* BEGIN *

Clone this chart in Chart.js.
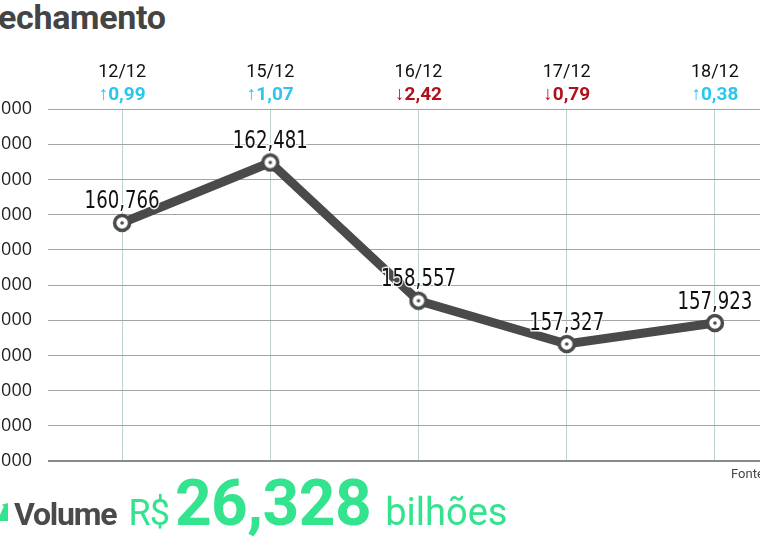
<!DOCTYPE html>
<html>
<head>
<meta charset="utf-8">
<script src="https://cdn.jsdelivr.net/npm/chart.js@4/dist/chart.umd.min.js"></script>
<style>
  html, body { margin: 0; padding: 0; background: #fff; overflow: hidden; width: 760px; height: 541px; }
  #wrap { position: relative; width: 760px; height: 541px; overflow: hidden; }
  #title { position: absolute; left: -20px; top: -3px; font: bold 34px Roboto, sans-serif; color: #444; letter-spacing: -0.3px; }
  #box { position: absolute; left: -40px; top: 0px; width: 848px; height: 488px; }
  #fonte { position: absolute; left: 731px; top: 466px; font: 13px Roboto, sans-serif; color: #444; }
  #vol { position: absolute; left: 14px; top: 466px; white-space: nowrap; font-family: Roboto, sans-serif; }
  #vol .lbl { font-weight: bold; font-size: 32px; color: #4a4a4a; letter-spacing: -1.2px; }
  #vol .rs { font-size: 36px; color: #33e38e; margin-left: 12px; letter-spacing: -1px; }
  #vol .num { font-weight: bold; font-size: 64px; color: #33e38e; margin-left: 6px; letter-spacing: -0.5px; }
  #vol .un { font-size: 38px; color: #33e38e; margin-left: 14px; }
  #icon { position: absolute; left: -6px; top: 503px; width: 14px; height: 18px; background: #33e38e;
          clip-path: polygon(0 100%, 0 40%, 40% 70%, 70% 20%, 55% 10%, 100% 0, 100% 100%); }
</style>
</head>
<body>
<div id="wrap">
  <div id="title">Fechamento</div>
  <div id="box"><canvas id="chart"></canvas></div>
  <div id="fonte">Fonte</div>
  <div id="icon"></div>
  <div id="vol"><span class="lbl">Volume</span><span class="rs">R$</span><span class="num">26,328</span><span class="un">bilhões</span></div>
</div>
<script>
var dias = ['12/12', '15/12', '16/12', '17/12', '18/12'];
var variacao = ['\u21910,99', '\u21911,07', '\u21932,42', '\u21930,79', '\u21910,38'];
var subiu = [true, true, false, false, true];
var fechamento = [160766, 162481, 158557, 157327, 157923];
var pontosLabels = ['160,766', '162,481', '158,557', '157,327', '157,923'];
var yMin = 154000;
var yMax = 164000;

// ponto: anel escuro com miolo branco e pontinho
function makePoint() {
  var c = document.createElement('canvas');
  c.width = 20; c.height = 20;
  var g = c.getContext('2d');
  g.beginPath(); g.arc(10, 10, 7.5, 0, Math.PI * 2);
  g.fillStyle = '#fff'; g.fill();
  g.lineWidth = 3.5; g.strokeStyle = '#4a4a4a'; g.stroke();
  g.beginPath(); g.arc(10, 10, 1.8, 0, Math.PI * 2);
  g.fillStyle = '#4a4a4a'; g.fill();
  return c;
}

// rotulos condensados em cima de cada ponto
var valueLabels = {
  id: 'valueLabels',
  afterDatasetsDraw: function(chart) {
    var ctx = chart.ctx;
    var meta = chart.getDatasetMeta(0);
    ctx.save();
    ctx.font = '25px "DejaVu Sans", sans-serif';
    ctx.textAlign = 'center';
    ctx.textBaseline = 'middle';
    meta.data.forEach(function(pt, i) {
      var w = ctx.measureText(pontosLabels[i]).width;
      var k = 75 / w;
      ctx.save();
      ctx.translate(pt.x, pt.y - 21);
      ctx.scale(k, 1);
      ctx.lineWidth = 3;
      ctx.strokeStyle = 'rgba(255,255,255,0.9)';
      ctx.strokeText(pontosLabels[i], 0, 0);
      ctx.fillStyle = '#111';
      ctx.fillText(pontosLabels[i], 0, 0);
      ctx.restore();
    });
    ctx.restore();
  }
};

new Chart(document.getElementById('chart'), {
  type: 'line',
  data: {
    labels: dias,
    datasets: [{
      data: fechamento,
      borderColor: '#4a4a4a',
      borderWidth: 9,
      pointStyle: makePoint(),
      pointRadius: 10,
      tension: 0,
      clip: false
    }]
  },
  options: {
    responsive: true,
    maintainAspectRatio: false,
    animation: false,
    layout: { padding: { top: 61, bottom: 10, left: 0, right: 0 } },
    plugins: { legend: { display: false }, tooltip: { enabled: false } },
    scales: {
      x: {
        type: 'category',
        position: 'top',
        offset: true,
        weight: 1,
        grid: { offset: false, color: '#bcd3cf', drawTicks: false },
        border: { display: false },
        ticks: { color: '#111', padding: 2, font: { family: 'Roboto', size: 18 } },
        afterFit: function(s) { s.height = 24; }
      },
      x2: {
        type: 'category',
        position: 'top',
        labels: variacao,
        offset: true,
        weight: 0,
        grid: { display: false, drawTicks: false },
        border: { display: false },
        ticks: {
          padding: 2,
          font: { family: 'Roboto', size: 19, weight: 'bold' },
          color: function(c) { return subiu[c.index] ? '#2ac6ee' : '#b0101c'; }
        },
        afterFit: function(s) { s.height = 24; }
      },
      y: {
        min: yMin,
        max: yMax,
        grid: {
          drawTicks: false,
          color: function(c) { return c.tick && c.tick.value === yMin ? '#8a8a8a' : '#a4a4a4'; },
          lineWidth: function(c) { return c.tick && c.tick.value === yMin ? 2 : 1; }
        },
        border: { display: false },
        ticks: {
          stepSize: 1000,
          padding: 16,
          color: '#222',
          font: { family: 'Open Sans', size: 18 },
          callback: function(v) { return v.toLocaleString('pt-BR'); }
        },
        afterFit: function(s) { s.width = 88; }
      }
    }
  },
  plugins: [valueLabels]
});
</script>
</body>
</html>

* END *

• [Exercise details]
Extract, word for word, each line from the top of the data down to and including the line with "var yMax = 164000;"; skip the pictures.

• [Task answer]
Clone this chart in Chart.js.
<!DOCTYPE html>
<html>
<head>
<meta charset="utf-8">
<script src="https://cdn.jsdelivr.net/npm/chart.js@4/dist/chart.umd.min.js"></script>
<style>
  html, body { margin: 0; padding: 0; background: #fff; overflow: hidden; width: 760px; height: 541px; }
  #wrap { position: relative; width: 760px; height: 541px; overflow: hidden; }
  #title { position: absolute; left: -20px; top: -3px; font: bold 34px Roboto, sans-serif; color: #444; letter-spacing: -0.3px; }
  #box { position: absolute; left: -40px; top: 0px; width: 848px; height: 488px; }
  #fonte { position: absolute; left: 731px; top: 466px; font: 13px Roboto, sans-serif; color: #444; }
  #vol { position: absolute; left: 14px; top: 466px; white-space: nowrap; font-family: Roboto, sans-serif; }
  #vol .lbl { font-weight: bold; font-size: 32px; color: #4a4a4a; letter-spacing: -1.2px; }
  #vol .rs { font-size: 36px; color: #33e38e; margin-left: 12px; letter-spacing: -1px; }
  #vol .num { font-weight: bold; font-size: 64px; color: #33e38e; margin-left: 6px; letter-spacing: -0.5px; }
  #vol .un { font-size: 38px; color: #33e38e; margin-left: 14px; }
  #icon { position: absolute; left: -6px; top: 503px; width: 14px; height: 18px; background: #33e38e;
          clip-path: polygon(0 100%, 0 40%, 40% 70%, 70% 20%, 55% 10%, 100% 0, 100% 100%); }
</style>
</head>
<body>
<div id="wrap">
  <div id="title">Fechamento</div>
  <div id="box"><canvas id="chart"></canvas></div>
  <div id="fonte">Fonte</div>
  <div id="icon"></div>
  <div id="vol"><span class="lbl">Volume</span><span class="rs">R$</span><span class="num">26,328</span><span class="un">bilhões</span></div>
</div>
<script>
var dias = ['12/12', '15/12', '16/12', '17/12', '18/12'];
var variacao = ['\u21910,99', '\u21911,07', '\u21932,42', '\u21930,79', '\u21910,38'];
var subiu = [true, true, false, false, true];
var fechamento = [160766, 162481, 158557, 157327, 157923];
var pontosLabels = ['160,766', '162,481', '158,557', '157,327', '157,923'];
var yMin = 154000;
var yMax = 164000;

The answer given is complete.